III. Compilation Stage   In this stage, a specially designed software tool (a compiler) takes the KB together with the focus specification as input, and—if no errors occur—outputs a fully functional application. It incorporates into the application only the functionality that is strictly necessary to keep track of the relevant data, i.e. data about the entities described in the focus specification. Importantly, the compiler employs automated reasoning to not only configure the application but to also provide significant correctness guarantees. Thus the compiler produces a very reliable yet highly customized application from a KB that may potentially describe thousands of different entities. This valuable functionality is provided by the compiler’s two key components—the focusing component and the verification component—working in tandem:

  • The focusing component computes from the input KB and the focus specification a new (ideally, much smaller) KB, which in a suitable way conceals the entities whose exclusion is prescribed either explicitly in the focus specification or can be inferred from it. Roughly speaking, the resulting KB is the basis for an automatically derived database schema and database integrity constraints for the intended target application. The resulting KB is then sent to the verification component. The verification component employs tailored software verification techniques to check correctness of the data-manipulating actions to be supported by the target application. In case a problem is identified by the verification component (e.g., there exists a sequence of actions that could lead the application’s data into an undesired state), a suitable feedback is sent to the focusing component. The focusing component may use the feedback in an attempt to modify its output. If that turns out to be impossible, an elaborate feedback regarding errors in the initial KB or the focus specification is sent to the developers.

If the focusing and the verification components find no errors, the code generation component produces from the restricted KB the program code for the target application (this code is in a standard programming language, and an existing compiler can be used to create the final application), as well as the code (e.g., SQL statements) to create the application’s initial database equipped with integrity constraints.

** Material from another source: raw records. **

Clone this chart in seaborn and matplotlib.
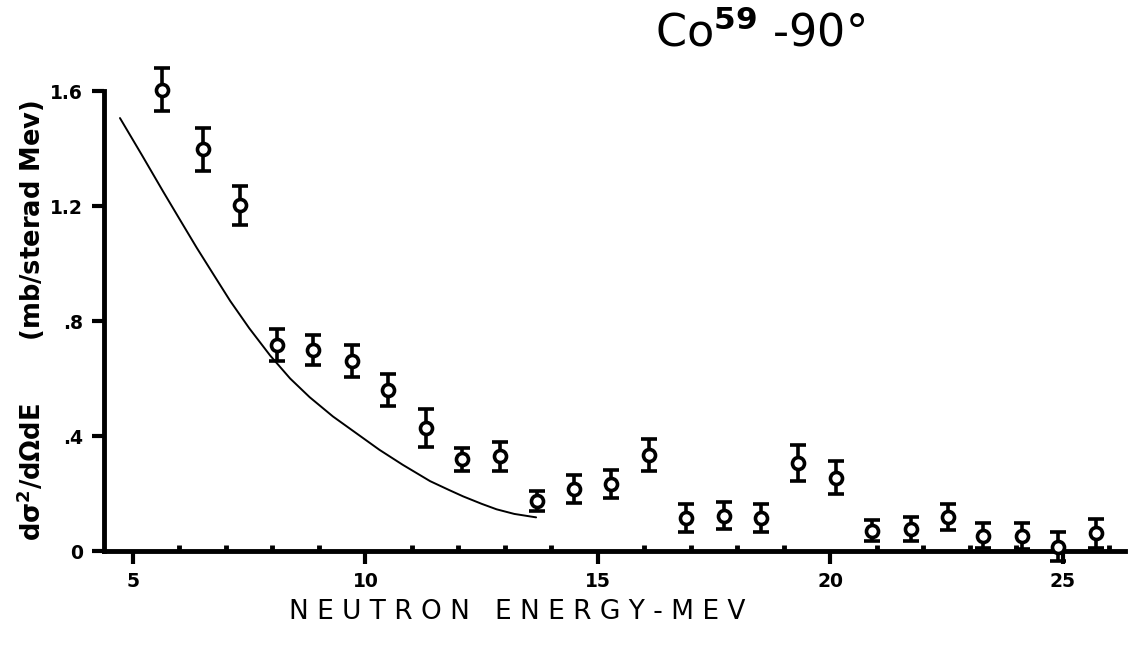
import numpy as np
import pandas as pd
import matplotlib
matplotlib.use("Agg")
import matplotlib.pyplot as plt
import seaborn as sns

# ---- data ----
energy = [5.63, 6.50, 7.31, 8.09, 8.88, 9.70, 10.48, 11.30, 12.08, 12.90, 13.68, 14.48, 15.29,
          16.10, 16.89, 17.70, 18.50, 19.31, 20.11, 20.89, 21.73, 22.53, 23.29, 24.11, 24.90, 25.72]
xsec = [1.605, 1.397, 1.203, 0.717, 0.699, 0.661, 0.560, 0.428, 0.320, 0.330, 0.174, 0.216, 0.233,
        0.334, 0.114, 0.123, 0.114, 0.307, 0.255, 0.071, 0.077, 0.119, 0.053, 0.053, 0.015, 0.062]
xsec_err = [0.075, 0.075, 0.068, 0.055, 0.053, 0.057, 0.055, 0.065, 0.040, 0.050, 0.036, 0.050, 0.050,
            0.054, 0.048, 0.047, 0.048, 0.063, 0.058, 0.037, 0.041, 0.045, 0.044, 0.045, 0.050, 0.050]

curve_energy = [4.72, 5.2, 5.65, 6.0, 6.37, 6.7, 7.09, 7.5, 7.95, 8.38, 8.8, 9.3, 9.8, 10.3, 10.8,
                11.39, 11.8, 12.10, 12.5, 12.82, 13.2, 13.67]
curve_xsec = [1.506, 1.375, 1.25, 1.155, 1.055, 0.97, 0.87, 0.775, 0.68, 0.60, 0.535, 0.468, 0.41,
              0.352, 0.30, 0.243, 0.212, 0.19, 0.164, 0.145, 0.129, 0.117]

x_ticks = [5, 10, 15, 20, 25]
x_ticklabels = ["5", "10", "15", "20", "25"]
x_minor = [6, 7, 8, 9, 11, 12, 13, 14, 16, 17, 18, 19, 21, 22, 23, 24, 26]
y_ticks = [0, 0.4, 0.8, 1.2, 1.6]
y_ticklabels = ["0", ".4", ".8", "1.2", "1.6"]

title_text = "Co$^{\\mathbf{59}}$ -90°"
xlabel_text = "N E U T R O N   E N E R G Y - M E V"
ylabel_text = "d$\\mathbf{\\sigma^2}$/d$\\mathbf{\\Omega}$dE       (mb/sterad Mev)"

pts = pd.DataFrame({"E": energy, "S": xsec, "err": xsec_err})
cur = pd.DataFrame({"E": curve_energy, "S": curve_xsec})

sns.set_theme(style="white")
plt.rcParams["font.family"] = ["DejaVu Sans"]
plt.rcParams["mathtext.fontset"] = "dejavusans"
plt.rcParams["text.color"] = "black"
plt.rcParams["axes.labelcolor"] = "black"
plt.rcParams["xtick.color"] = "black"
plt.rcParams["ytick.color"] = "black"

fig = plt.figure(figsize=(11.35, 6.53), dpi=100)
ax = fig.add_axes([0.0916, 0.1562, 0.8994, 0.7044])

sns.lineplot(data=cur, x="E", y="S", ax=ax, color="black", linewidth=1.4, sort=False)
eb = ax.errorbar(pts["E"], pts["S"], yerr=pts["err"], fmt="none", ecolor="black",
                 elinewidth=2.6, capsize=5.5, capthick=2.6, zorder=3)
for artist in eb.lines[1] + eb.lines[2]:
    artist.set_clip_on(False)
sns.scatterplot(data=pts, x="E", y="S", ax=ax, marker="o", s=75, facecolor="white",
                edgecolor="black", linewidth=2.6, zorder=4)
for coll in ax.collections:
    coll.set_clip_on(False)

ax.set_xlim(4.376, 26.33)
ax.set_ylim(0, 1.6)

for side in ["top", "right"]:
    ax.spines[side].set_visible(False)
for side in ["left", "bottom"]:
    ax.spines[side].set_linewidth(3.5)
    ax.spines[side].set_color("black")
ax.spines["left"].set_bounds(0, 1.6)

ax.set_xticks(x_ticks)
ax.set_xticklabels(x_ticklabels, fontsize=13.5, fontweight="bold")
ax.set_xticks(x_minor, minor=True)
ax.set_yticks(y_ticks)
ax.set_yticklabels(y_ticklabels, fontsize=13.5, fontweight="bold")

ax.tick_params(axis="x", which="major", direction="out", length=9, width=3, pad=6, bottom=True)
ax.tick_params(axis="x", which="minor", direction="in", length=4, width=3.5, bottom=True)
ax.tick_params(axis="y", which="major", direction="out", length=9, width=3, pad=6, left=True)

ax.set_xlabel(xlabel_text, fontsize=19)
ax.xaxis.set_label_coords(0.405, -0.105)
ax.set_ylabel(ylabel_text, fontsize=18.5, fontweight="bold")
ax.yaxis.set_label_coords(-0.056, 0.5)

fig.text(0.67, 0.915, title_text, fontsize=32, ha="center", va="bottom")

fig.savefig("out.png", dpi=100, facecolor="white")
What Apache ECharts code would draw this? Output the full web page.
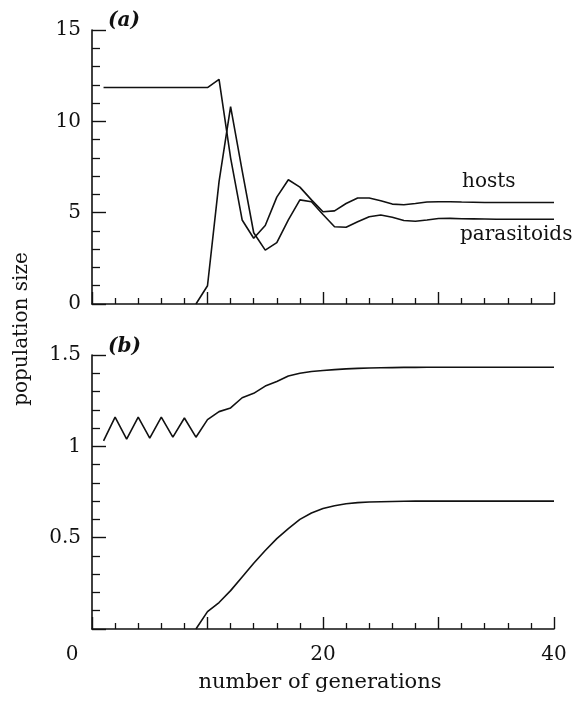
<!DOCTYPE html>
<html>
<head>
<meta charset="utf-8">
<script src="https://cdn.jsdelivr.net/npm/echarts@6/dist/echarts.min.js"></script>
<style>
  html, body { margin: 0; padding: 0; background: #fff; }
  #chart { width: 577px; height: 702px; }
</style>
</head>
<body>
<div id="chart"></div>
<script>
// generations
var generations = [1,2,3,4,5,6,7,8,9,10,11,12,13,14,15,16,17,18,19,20,21,22,23,24,25,26,27,28,29,30,31,32,33,34,35,36,37,38,39,40];

// panel (a)
var hostsA = [11.85,11.85,11.85,11.85,11.85,11.85,11.85,11.85,11.85,11.85,
              12.3,8.0,4.6,3.6,4.3,5.85,6.8,6.4,5.7,5.05,
              5.1,5.5,5.8,5.8,5.65,5.47,5.43,5.5,5.58,5.6,
              5.6,5.58,5.57,5.56,5.56,5.56,5.56,5.56,5.56,5.56];
var parasitoidsA = [null,null,null,null,null,null,null,null,0,1.0,
                    6.7,10.8,7.3,3.9,2.95,3.36,4.6,5.7,5.6,4.9,
                    4.23,4.2,4.5,4.78,4.87,4.75,4.57,4.53,4.6,4.68,
                    4.69,4.67,4.66,4.65,4.64,4.64,4.64,4.64,4.64,4.64];

// panel (b)
var hostsB = [1.03,1.16,1.04,1.16,1.045,1.16,1.05,1.155,1.05,1.146,
              1.19,1.21,1.266,1.29,1.33,1.355,1.385,1.40,1.41,1.415,
              1.42,1.424,1.427,1.429,1.43,1.431,1.432,1.432,1.433,1.433,
              1.433,1.433,1.433,1.433,1.433,1.433,1.433,1.433,1.433,1.433];
var parasitoidsB = [null,null,null,null,null,null,null,null,0,0.095,
                    0.145,0.21,0.285,0.36,0.43,0.495,0.55,0.60,0.635,0.66,
                    0.675,0.686,0.692,0.695,0.697,0.698,0.699,0.70,0.70,0.70,
                    0.70,0.70,0.70,0.70,0.70,0.70,0.70,0.70,0.70,0.70];

var xTickLabels = ['0', '20', '40'];
var yTicksA = [0, 5, 10, 15];
var yTicksB = [0.5, 1, 1.5];

function pairs(ys) {
  return generations.map(function (g, i) { return [g, ys[i]]; });
}

var FONT = 'DejaVu Serif';
var INK = '#111111';

function xAxis(idx, showLabels) {
  return {
    type: 'value', gridIndex: idx, min: 0, max: 40, interval: 10,
    axisLine: { show: true, lineStyle: { color: INK, width: 1.6 } },
    axisTick: { show: true, inside: true, length: 12, lineStyle: { color: INK, width: 1.4 } },
    minorTick: { show: true, splitNumber: 5, length: 6, lineStyle: { color: INK, width: 1.3 } },
    splitLine: { show: false },
    axisLabel: {
      show: showLabels, margin: 16, fontFamily: FONT, fontSize: 20, color: INK,
      formatter: function (v) {
        var s = String(v);
        if (xTickLabels.indexOf(s) < 0) return '';
        if (s === '0') return '{z|0}';
        return s;
      },
      rich: { z: { fontFamily: FONT, fontSize: 20, color: INK, padding: [0, 40, 0, 0] } }
    }
  };
}

function yAxis(idx, max, interval, ticks, showMin) {
  return {
    type: 'value', gridIndex: idx, min: 0, max: max, interval: interval,
    axisLine: { show: true, lineStyle: { color: INK, width: 1.6 } },
    axisTick: { show: true, inside: true, length: 14, lineStyle: { color: INK, width: 1.4 } },
    minorTick: { show: true, splitNumber: 5, length: 8, lineStyle: { color: INK, width: 1.3 } },
    splitLine: { show: false },
    axisLabel: {
      show: true, margin: 11, fontFamily: FONT, fontSize: 20, color: INK,
      showMinLabel: showMin,
      formatter: function (v) {
        var r = Math.round(v * 100) / 100;
        return ticks.indexOf(r) >= 0 ? String(r) : '';
      }
    }
  };
}

function lineSeries(name, xi, yi, ys) {
  return {
    name: name, type: 'line', xAxisIndex: xi, yAxisIndex: yi,
    data: pairs(ys), showSymbol: false, symbol: 'none', connectNulls: false,
    lineStyle: { color: INK, width: 1.6 }, silent: true, animation: false
  };
}

var chart = echarts.init(document.getElementById('chart'), null, { renderer: 'canvas' });
chart.setOption({
  backgroundColor: '#ffffff',
  animation: false,
  grid: [
    { left: 92, top: 30, width: 462, height: 274, containLabel: false, outerBoundsMode: 'none' },
    { left: 92, top: 355, width: 462, height: 274, containLabel: false, outerBoundsMode: 'none' }
  ],
  xAxis: [xAxis(0, false), xAxis(1, true)],
  yAxis: [yAxis(0, 15, 5, yTicksA, true), yAxis(1, 1.5, 0.5, yTicksB, false)],
  series: [
    lineSeries('hosts', 0, 0, hostsA),
    lineSeries('parasitoids', 0, 0, parasitoidsA),
    lineSeries('hosts', 1, 1, hostsB),
    lineSeries('parasitoids', 1, 1, parasitoidsB)
  ],
  graphic: [
    { type: 'text', left: 108, top: 11, style: { text: '(a)', font: 'italic bold 20px "DejaVu Serif"', fill: INK } },
    { type: 'text', left: 108, top: 337, style: { text: '(b)', font: 'italic bold 20px "DejaVu Serif"', fill: INK } },
    { type: 'text', left: 462, top: 172, style: { text: 'hosts', font: '20px "DejaVu Serif"', fill: INK } },
    { type: 'text', left: 460, top: 225, style: { text: 'parasitoids', font: '20px "DejaVu Serif"', fill: INK } },
    { type: 'text', x: 22, y: 329, rotation: Math.PI / 2,
      style: { text: 'population size', font: '20px "DejaVu Serif"', fill: INK, align: 'center', verticalAlign: 'middle' } },
    { type: 'text', x: 320, y: 683,
      style: { text: 'number of generations', font: '21px "DejaVu Serif"', fill: INK, align: 'center', verticalAlign: 'middle' } }
  ]
});
</script>
</body>
</html>
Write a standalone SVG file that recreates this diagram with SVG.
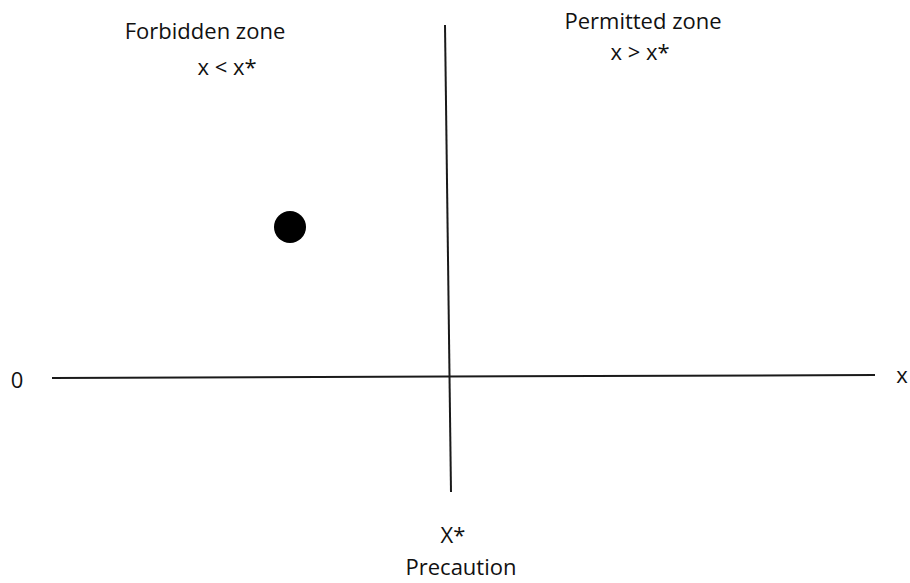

IV. Run-time Stage  In this stage, the generated application is employed by end users to collect and explore data about the entities described in the focus specification. Since the application’s scope is limited to the necessary minimum, one can successfully use the application with little or no training.

Summary of Objectives

The key ingredient in our vision of compiling KBs into applications is the tandem of focusing and verification. By studying the theoretic foundations of focusing and verification in KBs, this project will provide a deep understanding of how such a tandem can be realized. In particular, we will study KBs that are based on various Description Logics, which are very prominent languages to write ontologies. An important goal in our study will be to ensure compositionally of focusing and verification: to enable the compilation process as described previously, the output of the focusing component must be a valid input for the verification component. The objectives of this project will involve work that connects several areas of computer science: KR&R, Database Theory and Software Verification. In the long run, the techniques developed during this project will help to dramatically increase the quality of data-centric applications, and to reduce their development costs.